Excellente intervention de Benjamin Bayart datant de janvier 2009 qui nous remet les idées en place sur le droit appliqué à Internet. Cette causerie est de pleine actualité, je trouve.
- Aux débuts du net, il pouvait y avoir une régulation communautaire, car il y avait environ 1000 nouveaux utilisateurs par an, principalement des étudiants qui entraient en école d'ingénieurs. En 1997-1998, il y a eu un décrochage, que les gens de l'époque nommaient « endless september ». L'effet communautaire "tout le monde se connaît" et "les serveurs sont administrés par des gens qu'on connaît" empêchait les affaires de pédoporn, d'apologie du terrorisme, etc. de se produire. On avait essentiellement des problèmes de politesse (dire bonjour et merci, lire ce que les autres ont écrit avant de poser une question, etc.) ;
- Un vide juridique est une notion qui n'existe pas.
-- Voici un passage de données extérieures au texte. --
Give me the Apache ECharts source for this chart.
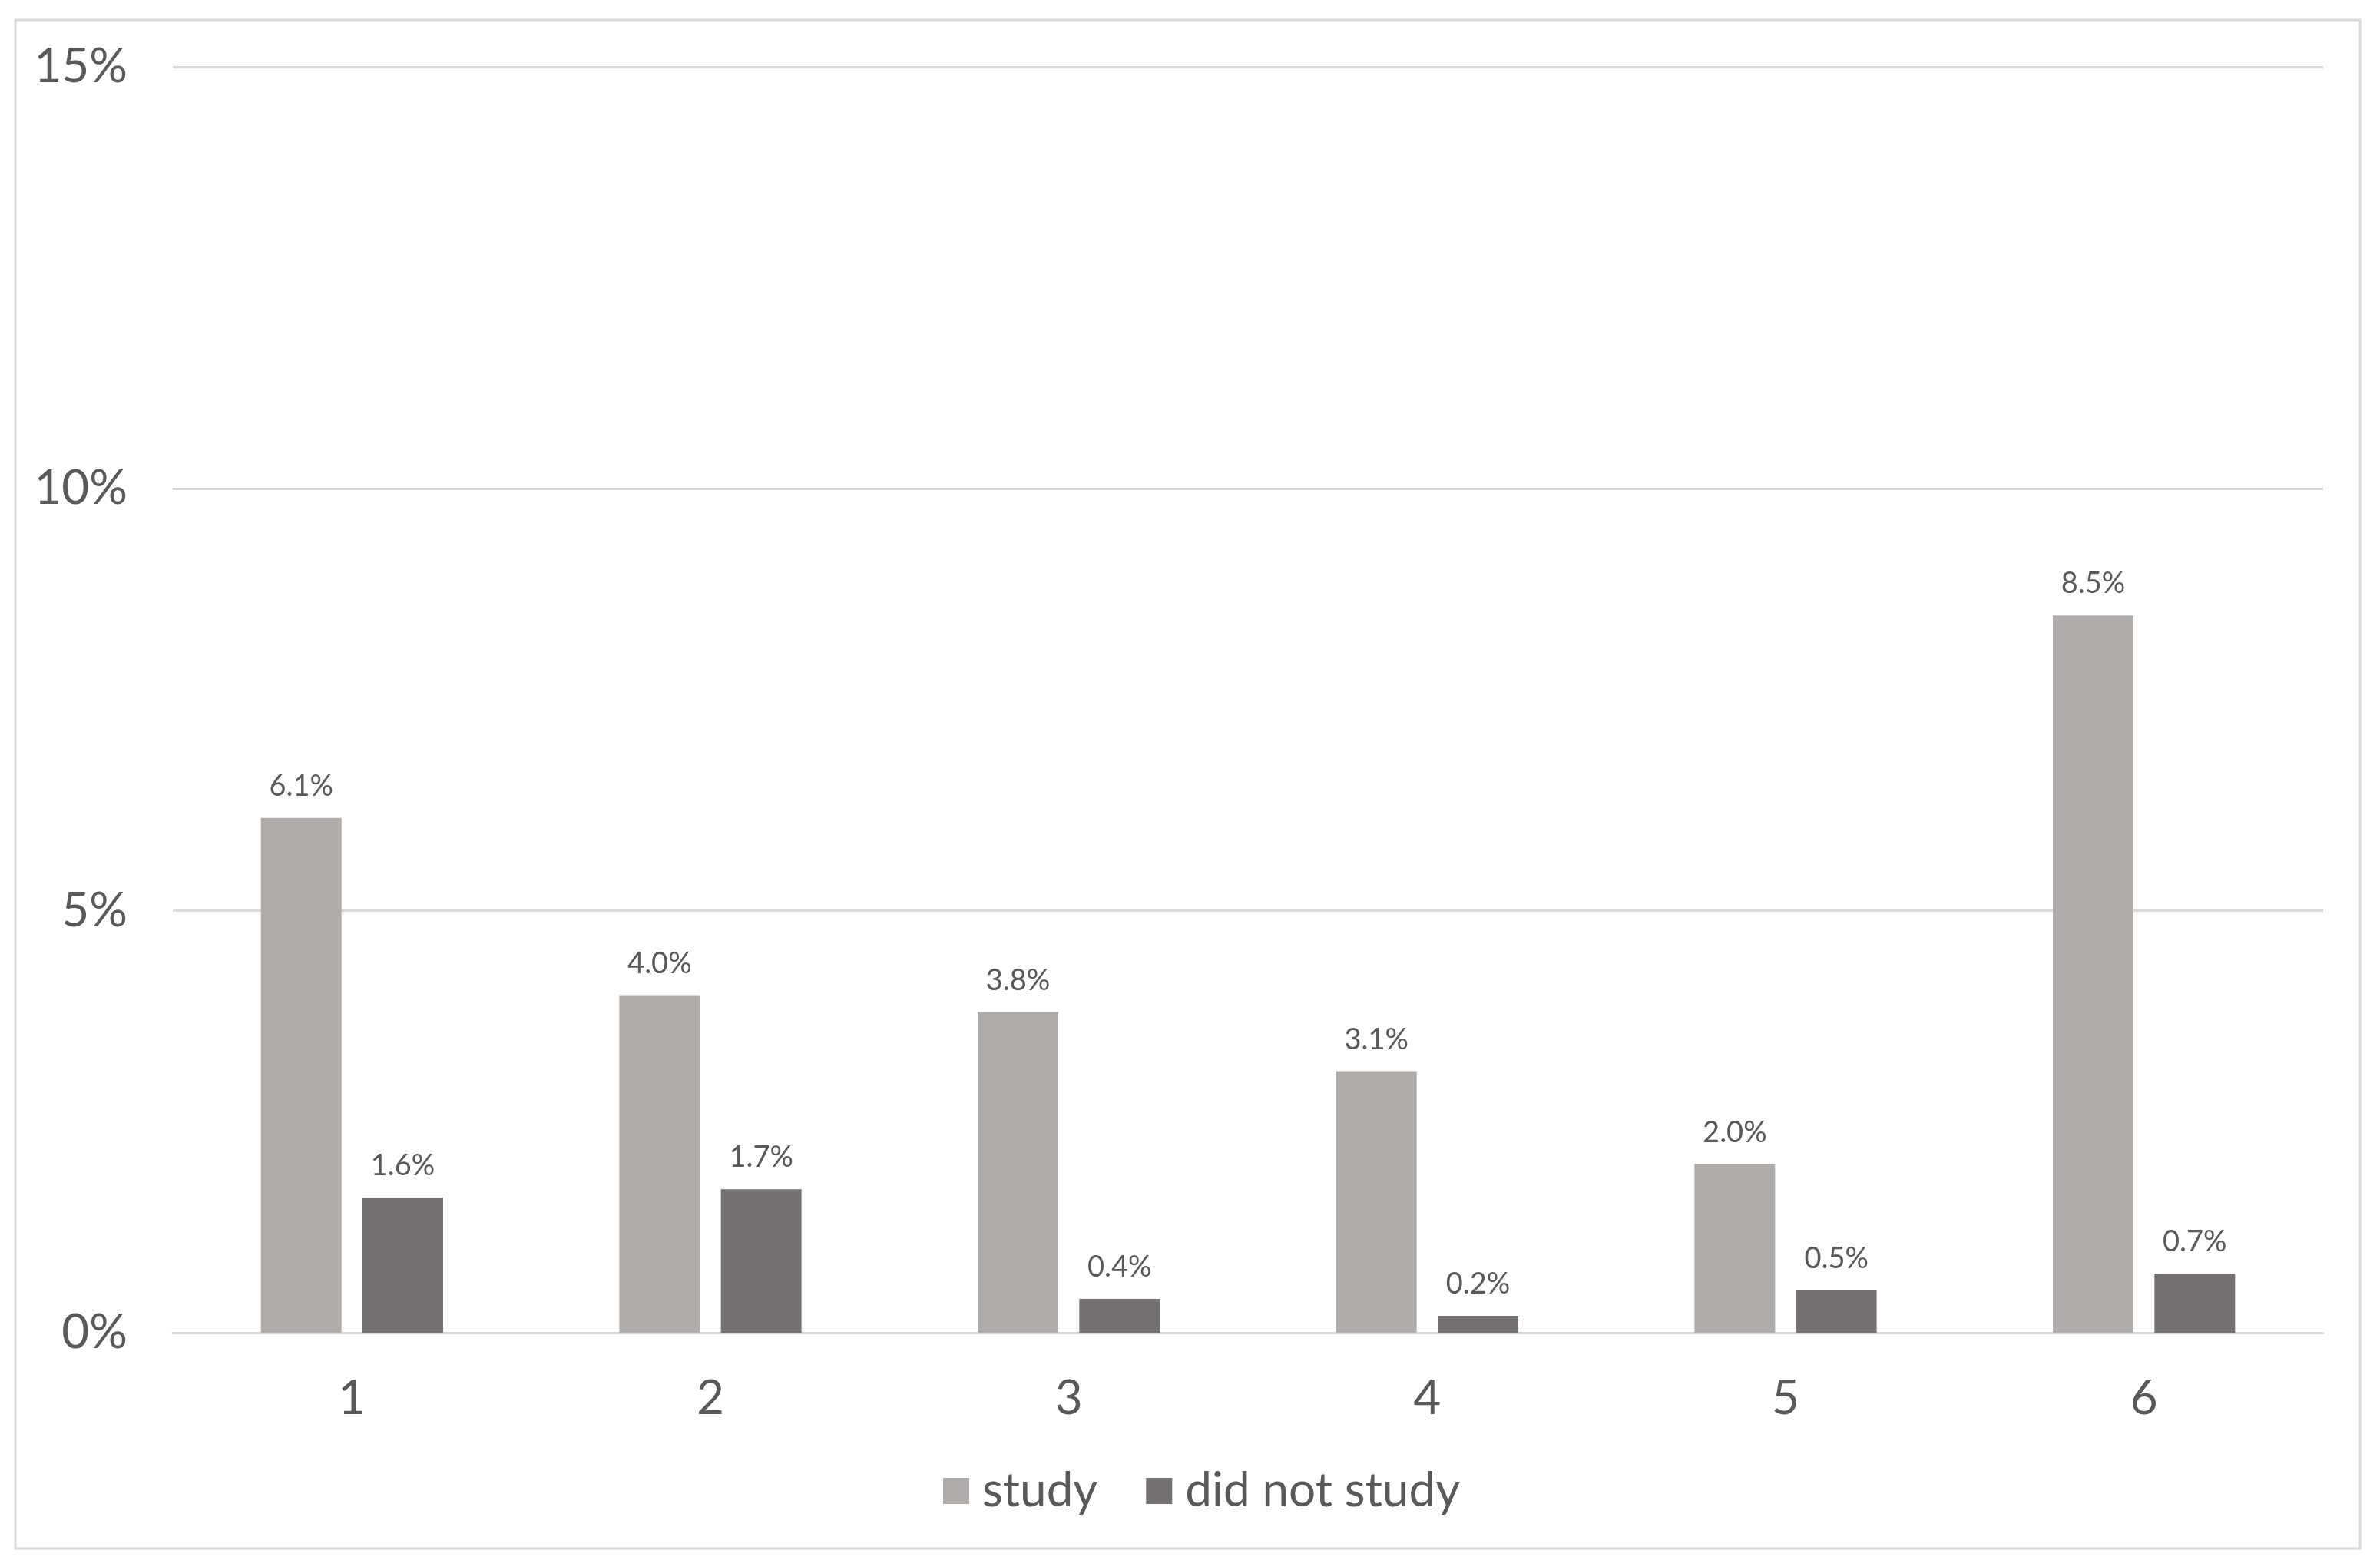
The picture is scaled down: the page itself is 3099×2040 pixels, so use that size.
<!DOCTYPE html>
<html>
<head>
<meta charset="utf-8">
<script src="https://cdn.jsdelivr.net/npm/echarts@6/dist/echarts.min.js"></script>
<style>
html,body{margin:0;padding:0;background:#fff;}
#chart{width:3099px;height:2040px;}
</style>
</head>
<body>
<div id="chart"></div>
<script>
const categories = ['1', '2', '3', '4', '5', '6'];
const studyValues = [6.1, 4.0, 3.8, 3.1, 2.0, 8.5];
const didNotStudyValues = [1.6, 1.7, 0.4, 0.2, 0.5, 0.7];
const seriesNames = ['study', 'did not study'];
const yTicks = [0, 5, 10, 15];

const FONT = 'Lato';
const chart = echarts.init(document.getElementById('chart'));
const labelCfg = {
  show: true,
  position: 'top',
  distance: 22,
  color: '#595959',
  fontFamily: FONT,
  fontSize: 38,
  formatter: p => p.value.toFixed(1) + '%'
};
chart.setOption({
  animation: false,
  backgroundColor: '#ffffff',
  textStyle: { fontFamily: FONT },
  graphic: [{
    type: 'rect',
    shape: { x: 20, y: 26, width: 3053, height: 1990 },
    style: { fill: 'none', stroke: '#d9d9d9', lineWidth: 3 },
    silent: true
  }],
  grid: { left: 225, right: 74, top: 87, bottom: 305 },
  legend: {
    data: seriesNames,
    left: 1223,
    top: 1905,
    itemWidth: 34,
    itemHeight: 34,
    itemGap: 63,
    icon: 'rect',
    textStyle: { color: '#595959', fontSize: 62, fontFamily: FONT, padding: [0, 0, 0, 12] }
  },
  xAxis: {
    type: 'category',
    data: categories,
    axisLine: { show: true, lineStyle: { color: '#d9d9d9', width: 3 } },
    axisTick: { show: false },
    axisLabel: { color: '#595959', fontSize: 62, fontFamily: FONT, margin: 55 }
  },
  yAxis: {
    type: 'value',
    min: yTicks[0],
    max: yTicks[yTicks.length - 1],
    interval: 5,
    axisLine: { show: false },
    axisTick: { show: false },
    splitLine: { lineStyle: { color: '#d9d9d9', width: 3 } },
    axisLabel: { color: '#595959', fontSize: 62, fontFamily: FONT, margin: 59, formatter: '{value}%' }
  },
  series: [
    {
      name: seriesNames[0],
      type: 'bar',
      data: studyValues,
      barWidth: '22.5%',
      barGap: '26%',
      itemStyle: { color: '#b0acaa' },
      label: labelCfg
    },
    {
      name: seriesNames[1],
      type: 'bar',
      data: didNotStudyValues,
      barWidth: '22.5%',
      itemStyle: { color: '#767171' },
      label: labelCfg
    }
  ]
});
</script>
</body>
</html>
Il y a toujours une loi qui s'applique. Elle n'est pas forcément spécifique au domaine, mais elle existe. Exemple : les violations de la correspondance privée et les abus de la liberté d'expression sont sanctionnés par des lois antérieures à Internet ;
- Au pire, on peut affirmer que le Droit n'est pas adapté. Exemple : la loi sur la liberté d'expression distingue éditeur et imprimeur et la date d'impression. Ces éléments, surtout la date d'impression, n'a plus vraiment de sens sur Internet puisque le contenu est toujours disponible. Soit on applique le droit existant et on est incapable de sanctionner un contenu 3 mois après sa publication alors qu'il existe encore, soit on considère qu'il s'agit d'une infraction continue et quiconque peut chercher des ennuis à quel auteur que ce soit pour un écrit confidentiel mis en ligne 20 ans plus tôt ;
- On a eu beaucoup d'incompréhensions par les politiciens et les gens de loi : légiférer sur l'obligation d'obtenir une autorisation du gouvernement avant d'ouvrir un site web (amendement de François Fillon en 1996) sans se rendre compte que cela rétabli un privilège royal d'impression, responsabiliser les hébergeurs des contenus sans comprendre qu'ils ne sont pas plus responsables des contenus publiés par des éditeurs que l'imprimeur et le livreur d'un journal, etc. ;
- En se basant sur son boulot chez tous les grands Fournisseurs d'Accès à Internet français, Benjamin Bayart affirme que ces acteurs n'appliquent pas la loi de 1991 sur les écoutes téléphoniques : quand ils reçoivent une demande de mise sous écoute, ils enregistrent tout et ils retranscrivent tout, sans tronquer ce qui n'est pas relatif à l'enquête comme l'exige la loi ;
- On constate que ce qu'on nomme vide juridique en matière d'Internet est surtout un vide judiciaire : on a retiré des pouvoirs et des prérogatives à la justice pour les transférer à des acteurs privés. Exemples : l'éditeur est désormais soumis au bon vouloir d'un hébergeur responsabilisé par la LCEN de 2004 ; On passe d'une mise sur écoute sur commission rogatoire (juge d'instruction) à une conservation générale des données de connexion par les intermédiaires techniques, éléments accessibles sur enquête préalable pilotée par le Parquet donc par l'exécutif ;
- On est passé d'un monde de liberté a priori et de responsabilité à assumer a posteriori à un monde de suspicion généralisée et d'infantilisation. Soit on se considère dans un État totalitaire qui considère que tout le monde est suspect ou coupable de tout, soit on considère qu'on considère le citoyen comme étant trop idiot pour être responsable de ses actes d'où on enregistre tout pour le guider et on met en place des infrastructures l'empêchant de faire des choses a priori ;
- Quand on paie un commerçant physique par carte bancaire, le terminal de paiement imprime deux tickets : un pour le client, l'autre pour le commerçant. Ce deuxième ticket contient le numéro de la carte bancaire. Quelqu'un qui vole les tickets peut effectuer des achats en ligne (moyennant le code de sécurité à 3 chiffres qui s'est généralisé, mais qui est parfois devinable ;
- Les infractions se déplacent vers Internet, mais il n'y a peu de nouvelles infractions. Le piratage de la base de données clientèle d'un site web, c'est une entrée par effraction et du vol. Du phishing, c'est de l'abus de confiance vieux comme le monde (lettres d'Espagne). Internet change l'impact d'une infraction, plus de gens peuvent être touchés en un coup ;
- Les mesures de sécurité sont rarement prescrites par la loi. Ce n'est pas la loi qui impose à une banque d'avoir un coffre-fort ni à un particulier d'installer une serrure chez lui, c'est les assurances.